8 Risk Management Tips for Freight Brokers

8 Risk Management Tips for Freight Brokers - Use Them

Top Insights

  • Written contracts: Use clear, attorney‑reviewed agreements that define responsibilities, rates, payment terms, dispute resolution, and forbid practices like double‑brokering.
  • Carrier vetting: Always verify USDOT/MC numbers, insurance coverage, and safety records before assigning loads.
  • Shipper screening: Research each shipper’s history, check credit scores, and request references to avoid payment delays and disputes.
  • Adequate insurance: Maintain your $75,000 BMC‑84 bond or trust, plus contingent cargo and general liability coverage.
  • Regulatory compliance: Keep your FMCSA registration and MC number active, retain shipment records for three years, and display authority information on all documents.
  • Real‑time tracking: Use GPS or TMS tools to monitor shipments from pickup to delivery, so you can spot and address delays or theft immediately.
  • Staff training & contingency planning: Regularly train your team on vetting, compliance, and risk flags, and maintain backup carrier lists and alternate routing plans.

Every business, including a freight brokerage, faces risks that can disrupt operations.
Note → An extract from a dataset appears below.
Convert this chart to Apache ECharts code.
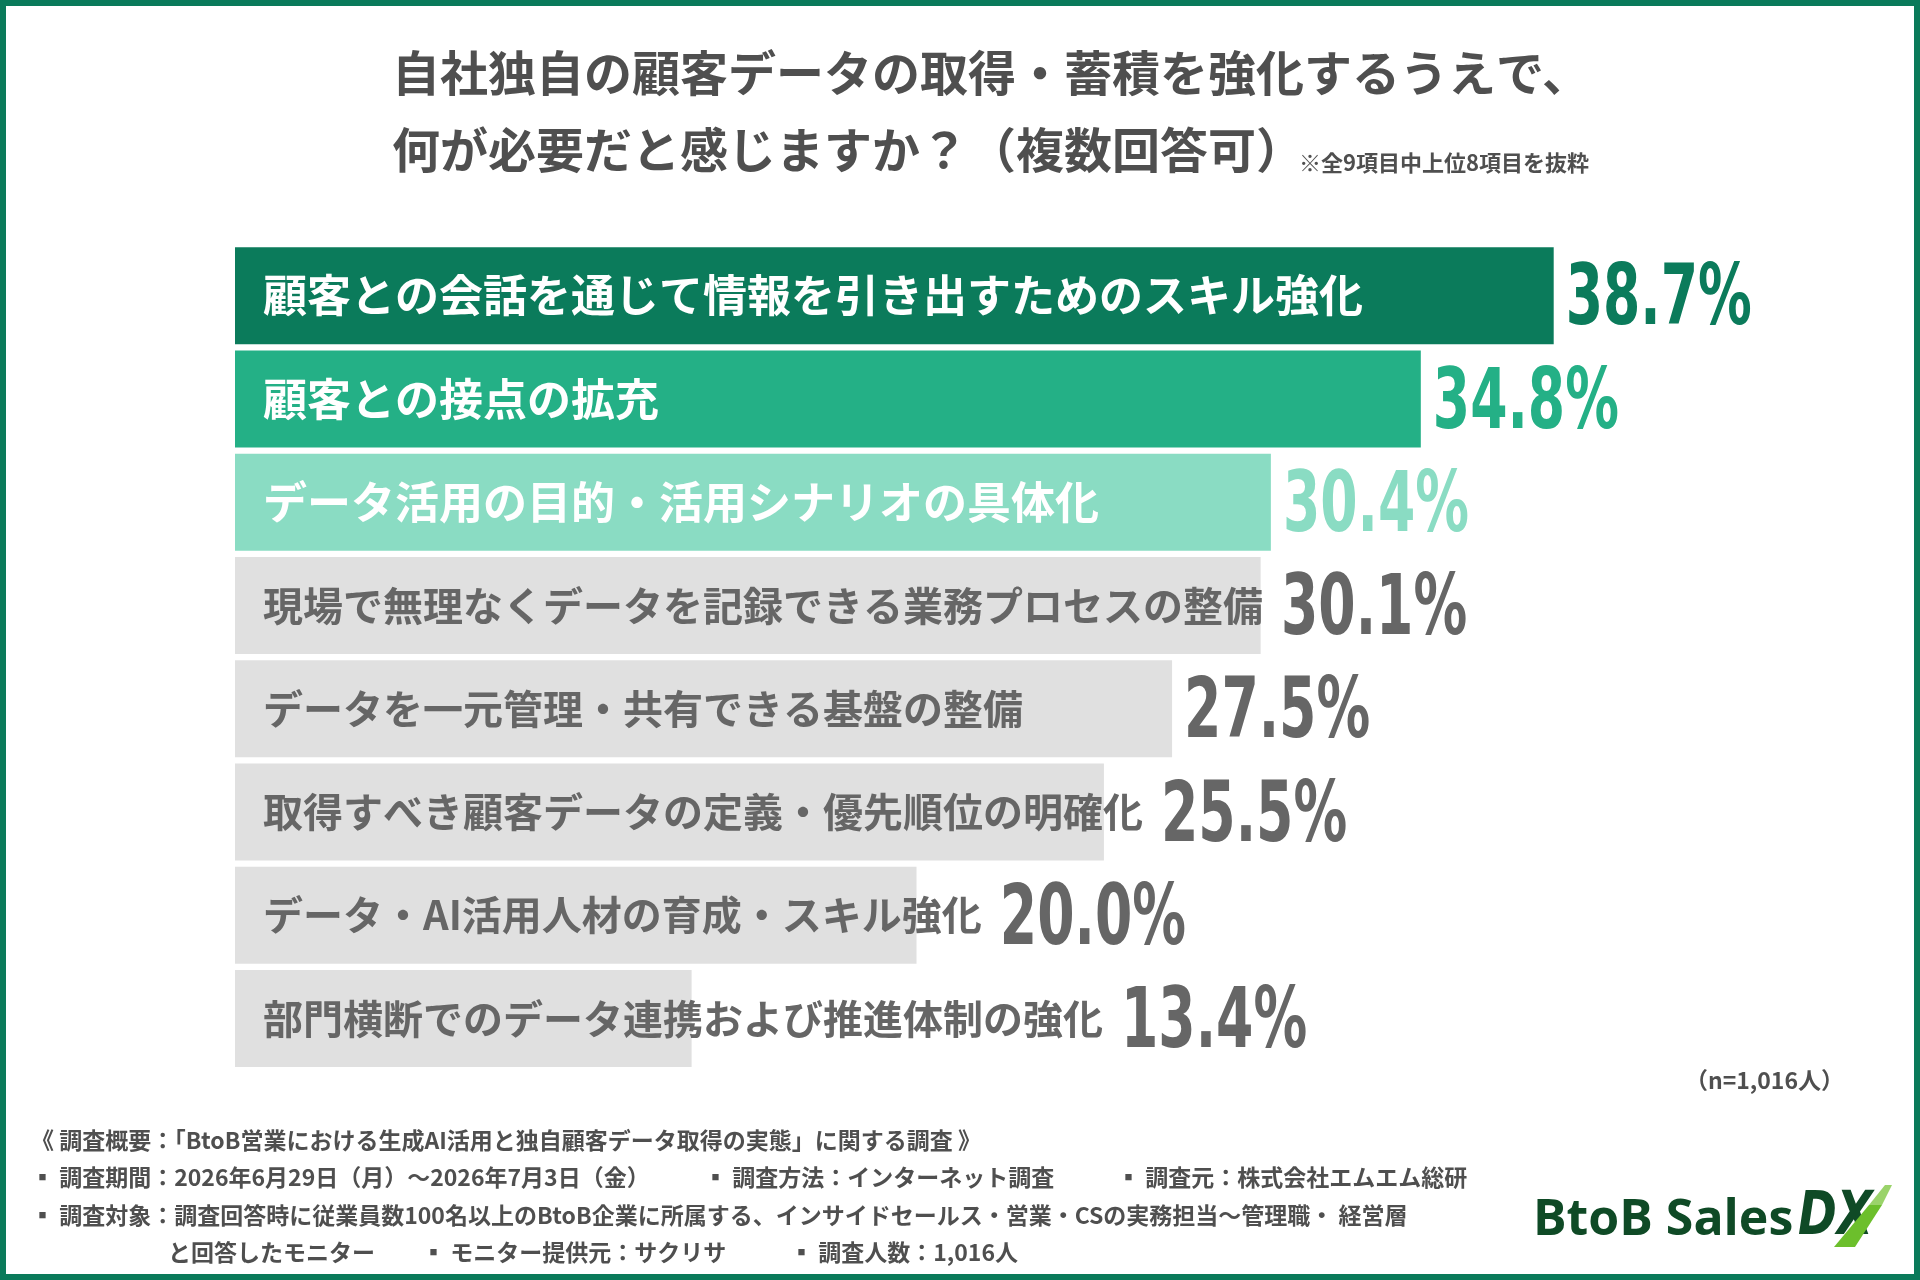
<!DOCTYPE html>
<html><head><meta charset="utf-8">
<script src="https://cdn.jsdelivr.net/npm/echarts@6/dist/echarts.min.js"></script>
<style>html,body{margin:0;padding:0;background:#fff}#c{width:1920px;height:1280px}</style>
</head><body><div id="c"></div>
<script>
const categories = [
  '顧客との会話を通じて情報を引き出すためのスキル強化',
  '顧客との接点の拡充',
  'データ活用の目的・活用シナリオの具体化',
  '現場で無理なくデータを記録できる業務プロセスの整備',
  'データを一元管理・共有できる基盤の整備',
  '取得すべき顧客データの定義・優先順位の明確化',
  'データ・AI活用人材の育成・スキル強化',
  '部門横断でのデータ連携および推進体制の強化'
];
const values = [38.7, 34.8, 30.4, 30.1, 27.5, 25.5, 20.0, 13.4];
const titleLines = ['自社独自の顧客データの取得・蓄積を強化するうえで、', '何が必要だと感じますか？（複数回答可）'];
const noteText = '※全9項目中上位8項目を抜粋';
const sampleText = '（n=1,016人）';
const footerLines = [
  ['《 調査概要：「BtoB営業における生成AI活用と独自顧客データ取得の実態」に関する調査 》'],
  ['▪ 調査期間：2026年6月29日（月）〜2026年7月3日（金）', '▪ 調査方法：インターネット調査', '▪ 調査元：株式会社エムエム総研'],
  ['▪ 調査対象：調査回答時に従業員数100名以上のBtoB企業に所属する、インサイドセールス・営業・CSの実務担当〜管理職・ 経営層'],
  ['と回答したモニター', '▪ モニター提供元：サクリサ', '▪ 調査人数：1,016人']
];

const barColors = ['#0b7b5b', '#24b086', '#8adcc3', '#e0e0e0', '#e0e0e0', '#e0e0e0', '#e0e0e0', '#e0e0e0'];
const valueColors = ['#0b7b5b', '#24b086', '#8adcc3', '#666666', '#666666', '#666666', '#666666', '#666666'];
const labelColors = ['#fff', '#fff', '#fff', '#666666', '#666666', '#666666', '#666666', '#666666'];
const labelSizes = [44, 44, 44, 40, 40, 40, 40, 40];
const CJK = '"Noto Sans CJK JP", "Noto Sans", sans-serif';
const NUM_FONT = 'bold 84px "DejaVu Sans Condensed", "DejaVu Sans", sans-serif';
const GRID_LEFT = 235, LABEL_PAD = 28;

const measureCtx = document.createElement('canvas').getContext('2d');
function textWidth(str, font) { measureCtx.font = font; return measureCtx.measureText(str).width; }

const chart = echarts.init(document.getElementById('c'), null, {renderer: 'canvas'});

function footer() {
  const ys = [1129, 1166, 1204, 1241];
  const xs = [[31], [31, 704, 1117], [31], [168, 422, 790]];
  const out = [];
  footerLines.forEach((line, li) => {
    line.forEach((t, ti) => {
      out.push({type: 'text', left: xs[li][ti], top: ys[li],
        style: {text: t, fill: '#4f4f4f', font: 'bold 23px ' + CJK}});
    });
  });
  return out;
}

chart.setOption({
  backgroundColor: '#fff',
  animation: false,
  grid: {left: GRID_LEFT, right: 322, top: 244, height: 826},
  xAxis: {type: 'value', min: 0, max: 40, show: false},
  yAxis: {type: 'category', data: categories, inverse: true, show: false},
  series: [
    {
      type: 'bar', barWidth: 97, silent: true,
      data: values.map((v, i) => ({
        value: v,
        itemStyle: {color: barColors[i]},
        label: {color: labelColors[i], fontSize: labelSizes[i]}
      })),
      label: {
        show: true, position: 'insideLeft', distance: LABEL_PAD,
        formatter: p => categories[p.dataIndex],
        fontFamily: CJK, fontWeight: 'bold'
      }
    },
    {
      type: 'custom', silent: true,
      data: values.map((v, i) => [v, i]),
      renderItem: (params, api) => {
        const i = params.dataIndex;
        const v = api.value(0);
        const end = api.coord([v, i]);
        const start = api.coord([0, i]);
        const tEnd = start[0] + LABEL_PAD + textWidth(categories[i], 'bold ' + labelSizes[i] + 'px ' + CJK);
        const x = Math.max(end[0] + 12, tEnd + 18);
        return {
          type: 'text', x: x, y: end[1] + 7, scaleX: 0.71, scaleY: 1, originX: 0, originY: 0,
          style: {text: v.toFixed(1) + '%', font: NUM_FONT, fill: valueColors[i],
            align: 'left', verticalAlign: 'middle'}
        };
      }
    }
  ],
  graphic: [
    {type: 'rect', silent: true, shape: {x: 3, y: 3, width: 1914, height: 1274},
      style: {fill: 'none', stroke: '#0a7a5a', lineWidth: 6}},
    {type: 'text', left: 392, top: 49, style: {text: titleLines[0], fill: '#4f4f4f',
      font: 'bold 48px ' + CJK}},
    {type: 'text', left: 392, top: 126, style: {text: titleLines[1], fill: '#4f4f4f',
      font: 'bold 48px ' + CJK}},
    {type: 'text', left: 1299, top: 152, style: {text: noteText, fill: '#4f4f4f',
      font: 'bold 22px ' + CJK}},
    {type: 'text', right: 76, top: 1069, style: {text: sampleText, fill: '#4f4f4f',
      font: 'bold 23px ' + CJK}},
    ...footer(),
    {type: 'text', x: 1533, y: 1196, style: {text: 'BtoB Sales', fill: '#0f4a26',
      font: 'bold 50px "Open Sans", "DejaVu Sans", sans-serif'}},
    {type: 'text', x: 1798, y: 1188, scaleX: 0.78, style: {text: 'DX', fill: '#0f4a26',
      font: 'italic bold 60px "DejaVu Sans", sans-serif'}},
    {type: 'polygon', silent: true, shape: {points: [[1834, 1247], [1855, 1247], [1882, 1205], [1869, 1205]]},
      style: {fill: '#6cbf2c'}},
    {type: 'polygon', silent: true, shape: {points: [[1869, 1205], [1882, 1205], [1892, 1185], [1885, 1185]]},
      style: {fill: '#9ad36a'}}
  ]
});
</script></body></html>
Learning how to spot and navigate them is key for protecting your freight brokerage and ensuring goods are transported smoothly.

In this article, we’ll break down key risk management tips every freight broker should know to keep operations smooth and avoid common pitfalls.

1. Use Clear Contracts

Written contracts are your first line of defense against disputes and legal action. Every agreement with shippers and carriers should clearly outline the following:

  • Responsibilities of the parties involved
  • Rates and payment terms
  • Dispute-resolution processes
  • Clauses against practices like double-brokering that affect the transportation industry

Avoid making just verbal agreements. Put everything in writing and ensure your contracts are reviewed by an attorney, especially when working with new clients.

2. Verify Carrier Credentials

Many brokers make the mistake of rushing into partnerships without proper due diligence. Before assigning a load to a carrier, vet them properly and always verify their credentials.

Ensure they are properly licensed and in good standing with the FMCSA by using its database to:

  • Check the USDOT and MC numbers
  • Confirm their insurance coverage
  • Review safety records and ratings

Working with unverified or poorly rated carriers puts your business at risk. It also exposes you to liability issues if cargo loss or an accident occurs, so don’t underestimate the importance of verifying their credentials.

3. Vet Shippers Thoroughly

Carriers aren’t the only ones that need vetting. Some brokers focus only on getting loads and overlook checking if the shipper is reliable, financially stable, and trustworthy. This can lead to delayed payments or disputes.

Here are the steps to take when vetting shippers:

  • Research the shipper’s business history and how long they’ve been operating.
  • Check their credit score using credit reporting services to know their risk profile.
  • Ask for references from other brokers or carriers who have worked with them.

Consider creating a checklist of things to keep a close eye on when reviewing a potential shipper. This will make the vetting process easier to repeat and help you stay consistent.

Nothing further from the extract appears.